La sordità spirituale
È necessario prestare molta attenzione a non usare i beni materiali in modo disordinato, cadendo in un completo oblio del soprannaturale e in una sordità spirituale alla voce di Dio.
Foto: Wiikipedia
Redazione (28/09/2025 14:55, Gaudium Press) La liturgia di questa 26ª domenica del tempo ordinario ci mette in guardia da un difetto pericoloso e sottile: la sordità spirituale, per cui dimentichiamo, a poco a poco, che la nostra vita continua dopo la morte, facendo dei piaceri terreni il nostro unico fine.
Contrasto tra i due personaggi
«C’era un uomo ricco che indossava abiti raffinati ed eleganti e ogni giorno dava feste sontuose. Un povero, di nome Lazzaro, coperto di piaghe, giaceva alla sua porta, bramoso di saziarsi con gli avanzi che cadevano dalla tavola del ricco, ma venivano i cani a leccargli le piaghe» (Lc 16,19-21)
Il Vangelo inizia con una descrizione contrastante. Da un lato, vediamo un uomo che possiede i privilegi più grandi: denaro in abbondanza, abiti di ottima qualità e cibo in abbondanza. Dall’altro lato, abbiamo Lazzaro, senza beni, salute o cibo, che dipende dagli avanzi del ricco per sopravvivere. Guardando con occhi puramente umani, la vita del primo sembra essere, senza ombra di dubbio, più felice.
Il giudizio e il passaggio alla vita vera
«Quando il povero morì, gli angeli lo portarono presso Abramo. Anche il ricco morì e fu sepolto. Nella regione dei morti, in mezzo ai tormenti, il ricco alzò gli occhi e vide da lontano Abramo, con Lazzaro al suo fianco» (Lc 16,22-23).

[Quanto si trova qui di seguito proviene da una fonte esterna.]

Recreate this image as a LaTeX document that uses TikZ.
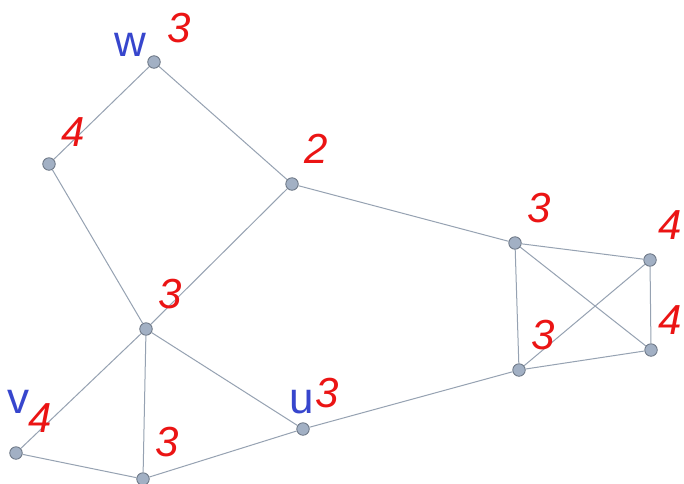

Come accade a tutti gli uomini, morirono entrambi. Del corpo di Lazzaro, prima coperto di piaghe, non abbiamo informazioni sulla sua sorte, ma della sua anima sappiamo che fu portata in Paradiso. Il ricco invece, di cui non conosciamo il nome, ebbe un destino ben diverso: fu condannato ai tormenti dell’inferno, da dove chiese ad Abramo di alleviare le sue sofferenze. Di fronte all’impossibilità di diminuire i suoi dolori, chiese allora per i suoi fratelli.
La sordità spirituale
«Il ricco insistette: “Padre, ti prego, manda Lazzaro a casa di mio padre, perché ho cinque fratelli. Digli di pentirsi”. Ma Abramo rispose: “Hanno Mosè e i Profeti, che ascoltino loro!”. Il ricco insistette: “No, padre Abramo, ma se uno dei morti andrà da loro, certamente si convertiranno”. Ma Abramo gli disse: “Se non ascoltano Mosè e i Profeti, non crederanno nemmeno se qualcuno risuscitasse dai morti”» (Lc 16,24-31).

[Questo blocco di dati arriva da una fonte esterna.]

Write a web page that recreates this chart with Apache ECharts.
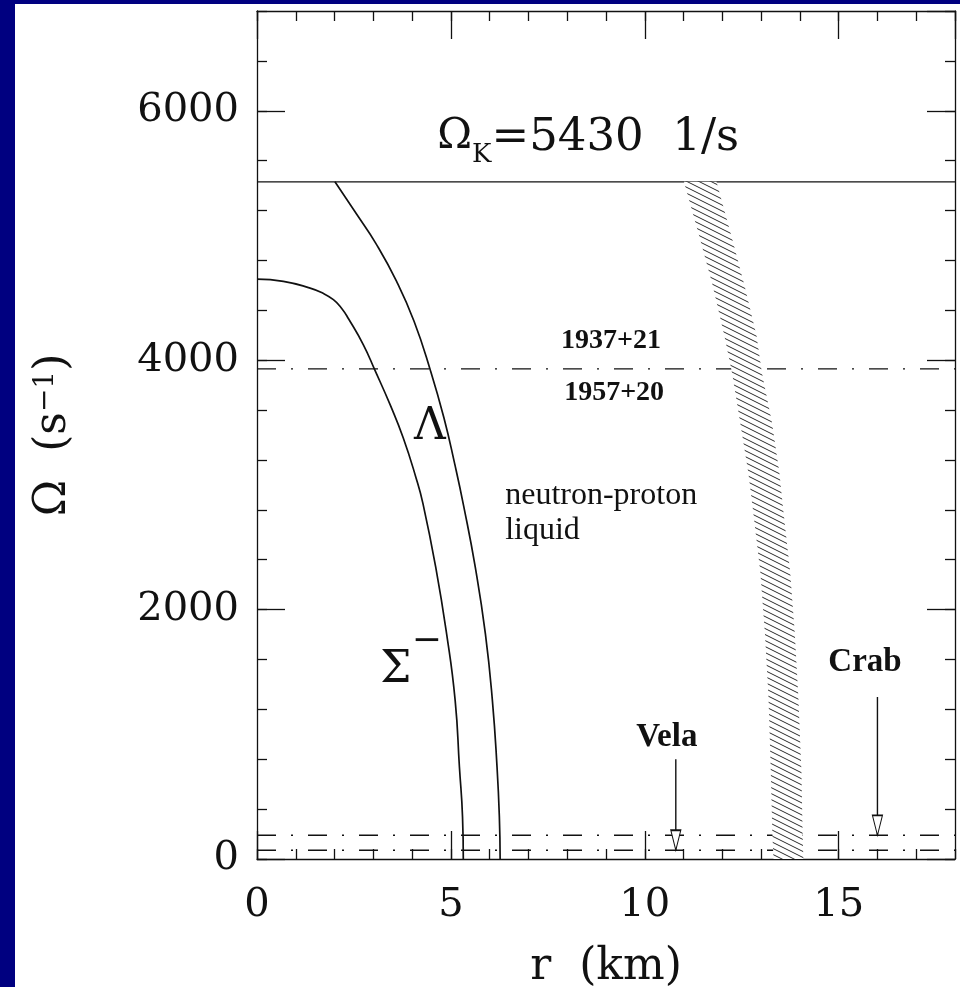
<!DOCTYPE html>
<html><head><meta charset="utf-8">
<script src="https://cdn.jsdelivr.net/npm/echarts@6/dist/echarts.min.js"></script>
<style>html,body{margin:0;padding:0;background:#000080;}#c{width:960px;height:987px;}</style>
</head><body><div id="c"></div>
<script>
// ---------- data ----------
const rMin = 0, rMax = 18;                 // km
const omegaMin = 0, omegaMax = 6800;       // 1/s
const omegaKepler = 5430;

// Sigma^- threshold curve (r in km, Omega in 1/s)
const sigmaR     = [0.00, 0.68, 1.37, 1.68, 1.97, 2.18, 2.36, 2.74, 3.04, 3.43, 3.77, 4.10, 4.28, 4.61, 4.89, 5.11, 5.22, 5.30, 5.32];
const sigmaOmega = [4650, 4632, 4578, 4540, 4485, 4417, 4332, 4125, 3920, 3645, 3378, 3058, 2850, 2338, 1805, 1272,  738,  338,    0];

// Lambda threshold curve
const lambdaR     = [2.01, 2.58, 3.06, 3.60, 4.05, 4.47, 4.82, 5.10, 5.33, 5.63, 5.89, 6.07, 6.19, 6.25, 6.27];
const lambdaOmega = [5430, 5166, 4939, 4632, 4312, 3920, 3538, 3166, 2830, 2338, 1805, 1272,  738,  338,    0];

// hatched band (stellar surface), left and right edges
const bandOmega  = [5430, 5000, 4600, 4200, 3900, 3500, 3100, 2800, 2300, 1800, 1300,  700,  200,    0];
const bandLeftR  = [11.01,11.40,11.75,12.05,12.25,12.46,12.67,12.79,12.98,13.10,13.19,13.25,13.29,13.32];
const bandRightR = [11.85,12.23,12.57,12.88,13.02,13.28,13.47,13.57,13.75,13.87,13.96,14.04,14.07,14.09];

// pulsar frequencies (dash-dot lines): 1937+21/1957+20, Crab, Vela
const pulsarOmega = [3930, 190, 70];

// arrows
const arrowName  = ['Vela', 'Crab'];
const arrowR     = [10.8, 16.0];
const arrowFrom  = [800, 1300];
const arrowTo    = [70, 190];

// axis ticks
const xMajor = 5, xMinor = 1, yMajor = 2000, yMinor = 400;

// ---------- chart ----------
const ink = '#111';
const serif = 'DejaVu Serif';

// hatch pattern
const TW = 12, TH = 6;
const tile = document.createElement('canvas');
tile.width = TW; tile.height = TH;
(function(){
  const c = tile.getContext('2d');
  c.fillStyle = '#fff'; c.fillRect(0,0,TW,TH);
  c.strokeStyle = '#2a2a2a'; c.lineWidth = 1;
  [-TH,0,TH].forEach(function(o){ c.beginPath(); c.moveTo(0,o); c.lineTo(TW,TH+o); c.stroke(); });
})();
const hatch = {image: tile, repeat: 'repeat'};

function mkX(pos, interval, len, labels, line){
  return {
    type:'value', position:pos, min:rMin, max:rMax, interval:interval,
    axisLine:{show:line, onZero:false, lineStyle:{color:ink, width:1.3}},
    axisTick:{show:true, inside:true, length:len, lineStyle:{color:ink, width:1.3}},
    axisLabel:{show:labels, margin:27, fontFamily:serif, fontSize:40, color:'#111', showMaxLabel:false,
               formatter:function(v){ return String(v); }},
    splitLine:{show:false}, minorTick:{show:false}
  };
}
function mkY(pos, interval, len, labels, line){
  return {
    type:'value', position:pos, min:omegaMin, max:omegaMax, interval:interval,
    axisLine:{show:line, onZero:false, lineStyle:{color:ink, width:1.3}},
    axisTick:{show:true, inside:true, length:len, lineStyle:{color:ink, width:1.3}},
    axisLabel:{show:labels, margin:18, fontFamily:serif, fontSize:40, color:'#111', showMaxLabel:false, padding:[7,0,0,0],
               formatter:function(v){ return String(v); }},
    splitLine:{show:false}, minorTick:{show:false}
  };
}

const xAxes = [mkX('bottom', xMajor, 28, true, true), mkX('bottom', xMinor, 10, false, false),
               mkX('top', xMajor, 28, false, true), mkX('top', xMinor, 10, false, false)];
xAxes[0].name = 'r  (km)';
xAxes[0].nameLocation = 'middle';
xAxes[0].nameGap = 87;
xAxes[0].nameTextStyle = {fontFamily:serif, fontSize:44, color:'#111'};

const yAxes = [mkY('left', yMajor, 28, true, true), mkY('left', yMinor, 10, false, false),
               mkY('right', yMajor, 28, false, true), mkY('right', yMinor, 10, false, false)];
yAxes[0].name = '{a|Ω  (s}{b|−1}{a|)}';
yAxes[0].nameLocation = 'middle';
yAxes[0].nameRotate = 90;
yAxes[0].nameGap = 181;
yAxes[0].nameTextStyle = {color:'#111', rich:{
  a:{fontFamily:serif, fontSize:44, lineHeight:44, verticalAlign:'bottom', color:'#111'},
  b:{fontFamily:serif, fontSize:28, lineHeight:28, verticalAlign:'top', color:'#111'}
}};

function zip(a,b){ return a.map(function(v,i){ return [v, b[i]]; }); }

const series = [];

// pulsar dash-dot lines
pulsarOmega.forEach(function(w){
  series.push({type:'line', data:[[rMin,w],[rMax,w]], symbol:'none', silent:true, z:2,
    lineStyle:{color:ink, width:1.4, type:[19,15,2,15]}});
});
// Kepler line
series.push({type:'line', data:[[rMin,omegaKepler],[rMax,omegaKepler]], symbol:'none', silent:true, z:2,
  lineStyle:{color:ink, width:1.3, type:'solid'}});

// curves
series.push({type:'line', name:'Sigma-', data:zip(sigmaR, sigmaOmega), symbol:'none', smooth:0.5, z:3,
  lineStyle:{color:ink, width:1.7}});
series.push({type:'line', name:'Lambda', data:zip(lambdaR, lambdaOmega), symbol:'none', smooth:0.5, z:3,
  lineStyle:{color:ink, width:1.7}});

// hatched band
series.push({type:'custom', name:'band', clip:true, z:4, silent:true,
  data: bandOmega.map(function(w,i){ return [bandLeftR[i], bandRightR[i], w]; }),
  encode:{x:[0,1], y:2},
  renderItem:function(params, api){
    if (params.dataIndex !== 0) return null;
    const pts = [];
    for (let i=0;i<bandOmega.length;i++) pts.push(api.coord([bandLeftR[i], bandOmega[i]]));
    for (let i=bandOmega.length-1;i>=0;i--) pts.push(api.coord([bandRightR[i], bandOmega[i]]));
    return {type:'polygon', shape:{points:pts}, style:{fill:hatch, stroke:null}};
  }
});

// arrows
arrowName.forEach(function(n,i){
  series.push({type:'line', name:n+' arrow', silent:true, z:5,
    lineStyle:{color:ink, width:1.4},
    itemStyle:{color:'#fff', borderColor:ink, borderWidth:1.3},
    data:[{value:[arrowR[i], arrowFrom[i]], symbol:'none'},
          {value:[arrowR[i], arrowTo[i]], symbol:'path://M0,0 L10,0 L5,20 Z', symbolSize:[10,20], symbolOffset:[0,'-50%']}]
  });
});

// text annotations (anchored in data coordinates)
const annText = [
  {t:'{o|Ω}{k|K}{t|=' + omegaKepler + '  1/s}', r:8.54, w:5775,
    rich:{o:{fontFamily:serif,fontSize:42,lineHeight:46,verticalAlign:'top',fill:'#111'},
          k:{fontFamily:serif,fontSize:26,lineHeight:26,padding:[26,0,0,0],verticalAlign:'top',fill:'#111'},
          t:{fontFamily:serif,fontSize:45,lineHeight:46,verticalAlign:'top',fill:'#111'}}},
  {t:'1937+21', r:9.13, w:4152, ff:'Liberation Serif', fw:'bold', fs:28},
  {t:'1957+20', r:9.21, w:3736, ff:'Liberation Serif', fw:'bold', fs:28},
  {t:'neutron-proton', r:6.40, w:2912, ff:'Liberation Serif', fs:32, al:'left'},
  {t:'liquid', r:6.40, w:2632, ff:'Liberation Serif', fs:32, al:'left'},
  {t:'Λ', r:4.46, w:3460, ff:serif, fs:44},
  {t:'Σ', r:3.58, w:1515, ff:serif, fs:44},
  {t:'−', r:4.38, w:1745, ff:serif, fs:36},
  {t:'Vela', r:10.57, w:976, ff:'Liberation Serif', fw:'bold', fs:33},
  {t:'Crab', r:15.68, w:1576, ff:'Liberation Serif', fw:'bold', fs:33}
];
series.push({type:'custom', name:'labels', silent:true, z:6, clip:false,
  data: annText.map(function(a){ return [a.r, a.w]; }),
  renderItem:function(params, api){
    const a = annText[params.dataIndex];
    const p = api.coord([api.value(0), api.value(1)]);
    const st = {text:a.t, x:p[0], y:p[1], fill:'#111',
      align:a.al || 'center', verticalAlign:'middle'};
    if (a.rich) { st.rich = a.rich; }
    else { st.fontFamily = a.ff; st.fontSize = a.fs; st.fontWeight = a.fw || 'normal'; }
    return {type:'text', style:st};
  }
});

const chart = echarts.init(document.getElementById('c'), null, {renderer:'canvas', width:960, height:987});
chart.setOption({
  animation:false,
  backgroundColor:'#000080',
  grid:{left:257, top:11, right:5, bottom:128, containLabel:false, outerBoundsMode:'none'},
  graphic:[{type:'rect', z:-10, silent:true, shape:{x:15, y:4, width:945, height:983}, style:{fill:'#fff'}}],
  xAxis:xAxes,
  yAxis:yAxes,
  series:series.map(function(s){ s.xAxisIndex = 0; s.yAxisIndex = 0; return s; })
});
</script>
</body></html>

In questo brano colpisce il fatto che Nostro Signore affermi che, anche di fronte a un segno così evidente come qualcuno risorto dai morti, essi non avrebbero creduto. Perché tanta incredulità? Perché erano così concentrati sui piaceri terreni da avere l’anima sorda al mondo spirituale.
Il Vangelo non ce lo racconta, ma possiamo supporre che i fratelli godessero, proprio come il ricco, di una vita piacevole, senza alcuna sofferenza o disagio, che li portava a mettere in dubbio l’esistenza di un luogo di tormenti come l’inferno. In questo senso affermava San Giovanni Maria Vianney: «Molti perdono la fede. E credono nell’inferno solo quando vi entrano». [1]
Come possiamo evitare questa sordità? Si tratta di fuggire da ogni ricchezza o bene materiale e vivere nella miseria? Non necessariamente, perché la ragione dell’incredulità del ricco e dei suoi fratelli non era la ricchezza – che di per sé è neutra – ma l’uso improprio che ne facevano, facendo dell’esistenza su questa Terra il loro fine ultimo e non pensando alla vita dopo la morte.
Pertanto, per non cadere nello stesso errore, ascoltiamo il consiglio dell’Apostolo: «Tu che sei un uomo di Dio, fuggi le cose perverse, cerca la giustizia, la pietà, la fede, l’amore, la fermezza, la mitezza. Combatti la buona battaglia della fede, conquista la vita eterna, alla quale sei stato chiamato» (1Tm 6,11-12), affinché anche noi un giorno possiamo incontrare Lazzaro, Abramo e tutti i Beati nei Cieli.
Di Artur Morais
[1] SAN GIOVANNI BATTISTA, apud MONNIN, Ab. A. Spirito del Curato d’Ars. 2a ed. Petrópolis: Vozes, 1949, pp. 80-81.